Greece imposes capital controls, banks to remain shut
Updated: 2015-06-29 06:43
People line up to withdraw cash from an automated teller machine (ATM) outside a National Bank branch in Iraklio on the island of Crete, Greece June 28, 2015. Greece's Prime Minister Alexis Tsipras on Sunday announced a bank holiday and capital controls after Greeks responded to his surprise call for a referendum on bailout terms by pulling money out of banks. [Photo/Agencies]
ATHENS, Greece - Greece's five-year financial crisis took its most dramatic turn to date Sunday, with the prime minister announcing Greek banks would remain shut indefinitely and restrictions would be imposed on cash withdrawals.
The decision came on the recommendation of the Bank of Greece, Prime Minister Alexis Tsipras said during a televised address to the nation. He didn't immediately say what types of capital controls would be imposed.
The developments have thrown into question Greece's financial future and continued membership in the 19-nation shared euro currency _ and even the European Union.

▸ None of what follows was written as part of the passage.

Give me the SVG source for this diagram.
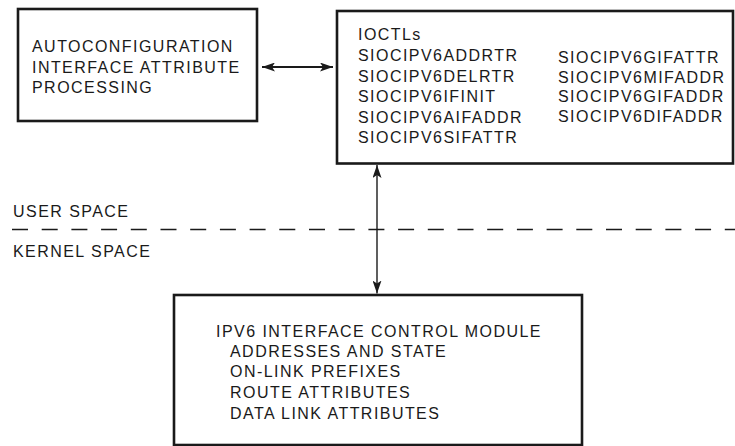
<svg xmlns="http://www.w3.org/2000/svg" width="735" height="446" viewBox="0 0 735 446">
<style>
.box{fill:#fff;stroke:#1a1a1a;stroke-width:2.6}
.t{font-family:"Liberation Sans",Arial,sans-serif;font-size:16px;letter-spacing:1.45px;fill:#1a1a1a}
.c{stroke:#1a1a1a;fill:none}
</style>
<defs>
<marker id="ah" viewBox="0 0 13 9" refX="13" refY="4.5" markerWidth="13" markerHeight="9" markerUnits="userSpaceOnUse" orient="auto-start-reverse">
<path d="M0,0 L13,4.5 L0,9 L3,4.5 Z" fill="#1a1a1a"/>
</marker>
</defs>
<rect x="0" y="0" width="735" height="446" fill="#fff"/>
<g id="autoconfig">
<rect class="box" x="18" y="9" width="239" height="112"/>
<text class="t" x="32" y="52">AUTOCONFIGURATION</text>
<text class="t" x="32" y="73">INTERFACE ATTRIBUTE</text>
<text class="t" x="32" y="93">PROCESSING</text>
</g>
<g id="ioctls">
<rect class="box" x="337" y="11" width="396" height="152.5"/>
<text class="t" x="358" y="40">IOCTLs</text>
<text class="t" x="358" y="61">SIOCIPV6ADDRTR</text>
<text class="t" x="358" y="82">SIOCIPV6DELRTR</text>
<text class="t" x="358" y="102">SIOCIPV6IFINIT</text>
<text class="t" x="358" y="123">SIOCIPV6AIFADDR</text>
<text class="t" x="358" y="143">SIOCIPV6SIFATTR</text>
<text class="t" x="558" y="63">SIOCIPV6GIFATTR</text>
<text class="t" x="558" y="83">SIOCIPV6MIFADDR</text>
<text class="t" x="558" y="102">SIOCIPV6GIFADDR</text>
<text class="t" x="558" y="122">SIOCIPV6DIFADDR</text>
</g>
<g id="space-labels">
<text class="t" x="13" y="217">USER SPACE</text>
<text class="t" x="13" y="257">KERNEL SPACE</text>
<line x1="12" y1="229.5" x2="735" y2="229.5" stroke="#1a1a1a" stroke-width="1.4" stroke-dasharray="16 13.7"/>
</g>
<g id="control-module">
<rect class="box" x="174" y="295" width="408" height="150"/>
<text class="t" x="216" y="337">IPV6 INTERFACE CONTROL MODULE</text>
<text class="t" x="230" y="357">ADDRESSES AND STATE</text>
<text class="t" x="230" y="377">ON-LINK PREFIXES</text>
<text class="t" x="230" y="398">ROUTE ATTRIBUTES</text>
<text class="t" x="230" y="419">DATA LINK ATTRIBUTES</text>
</g>
<g id="connectors">
<line class="c" x1="262" y1="67" x2="333" y2="67" stroke-width="2.2" marker-start="url(#ah)" marker-end="url(#ah)"/>
<line class="c" x1="377" y1="165" x2="377" y2="293.5" stroke-width="1.4" marker-start="url(#ah)" marker-end="url(#ah)"/>
</g>
</svg>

For the past two days, Greeks have been rushing to ATMs to withdraw money across the country following Tsipras' sudden weekend decision to call a referendum on creditor proposals for Greek reforms in return for vital bailout funds.
The government is urging Greeks to vote against the proposals, arguing that they are humiliating and that they would prolong the country's financial woes.
The referendum decision, which was ratified by parliament after a marathon 13-hour session that ended in the early hours of Sunday, shocked and angered Greece's European partners. The country's negotiations with its European creditors have been suspended, with both sides accusing each other of being responsible.